Can Never Go Home Again

My parents finally sold their old house today. The call came this afternoon when my older brother and I were helping my dad move out the last few items. The big move was several months ago, but there were still some scattered things to be collected.

This is the same house I grew up in. I wasn't born there, but we moved in shortly thereafter, perhaps just to complicate the paperwork for that year. You know, to aid in the obfuscation of my adoption. In any event, most of my pre-college memories, and a few from the agonizingly slow couple of months following my stint in California, are associated with the place.

Regardless, I haven't really felt much of a connection with the house for some time. I moved out more than a decade ago, my bedroom no longer looks the way I remember it and the den where I watched all my important TV was repurposed as a guest room years ago. Even the surrounding neighborhood has become, let's say, disenchanting. The house I lived in seems to exist only in a technical sense. The address is the same, but my bunk beds and Dr. Who posters are long gone.

But knowing that today would probably be the last time I'd ever set foot on the property, I thought it would be smart to snap a few pictures. To my surprise, as I captured what were mostly documentary shots, I became aware of an enduring connection — not with my old room or with any other part of the house, but with the backyard.

Don't get me wrong, the house did evoke some good memories. The brief, sitcom-like period where my dad traded me his office for my much smaller bedroom, for example. (He asked me to switch back a few weeks later when he realized just how much smaller it was.) Or the time when I was very young and my parents came home to find the whole kitchen covered in white dust. During a particularly heated sock-sliding competition, I had convinced my older brother we'd get much more distance if we layered the entire linoleum floor with a liberal measure of talcum powder.

However, it was the area out back for which I began to feel a particular fondness. Before I hit my ugly teens and started wasting away my years in front of a Commodore 64, I was an outdoor kid. I circled the lot on my bike relentlessly, sometimes laying out a racetrack for myself. I climbed the two climbable trees no less than once a week. I also held my own Olympics back there with a few kids from the neighborhood. It's where I scarred the earth with my dump trucks, where I slept in my tent just because I could, and where I buried the innumerable time capsules I would dig up only a month later. It's where I spun myself sick in the fake tire swing, swam in my little plastic pool, played army, G-Force and Lazer Tag, and where I made holes in the patio awning with lawn darts. (Yep, that's where those holes came from. Sorry, Dad.)

It's also where I built a one-man stronghold out of bails of hay. I can't for the life of me remember why we had bails of hay, but to this day I can't smell the stuff without feeling safely fortified. It's also where the wooden replacement, my now-decaying clubhouse, still stands. That's where I remember having my first kiss, incidentally, at about the age of 7. Of course, just like a man, I can't recall her name.

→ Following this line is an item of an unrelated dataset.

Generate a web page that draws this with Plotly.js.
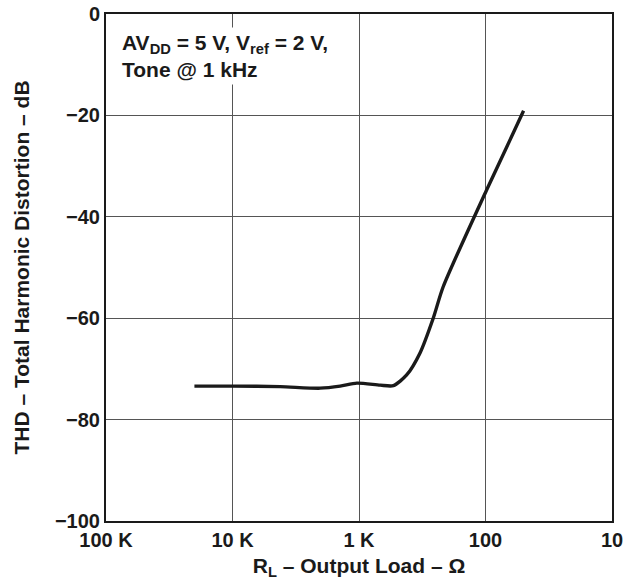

Most important, the backyard was also home to my first dog, Fred. It was where the two of us played practically every day. It was also where he passed away, having suffered an epileptic seizure in the middle of the night. I found him the next morning when I went outside to give him the last half of my donut. There hasn't been a dog like him since.

It's strange what we end up associating our memories with. I thought I had moved out of my childhood home when I went to college. Nope. Turns out it was when I came inside.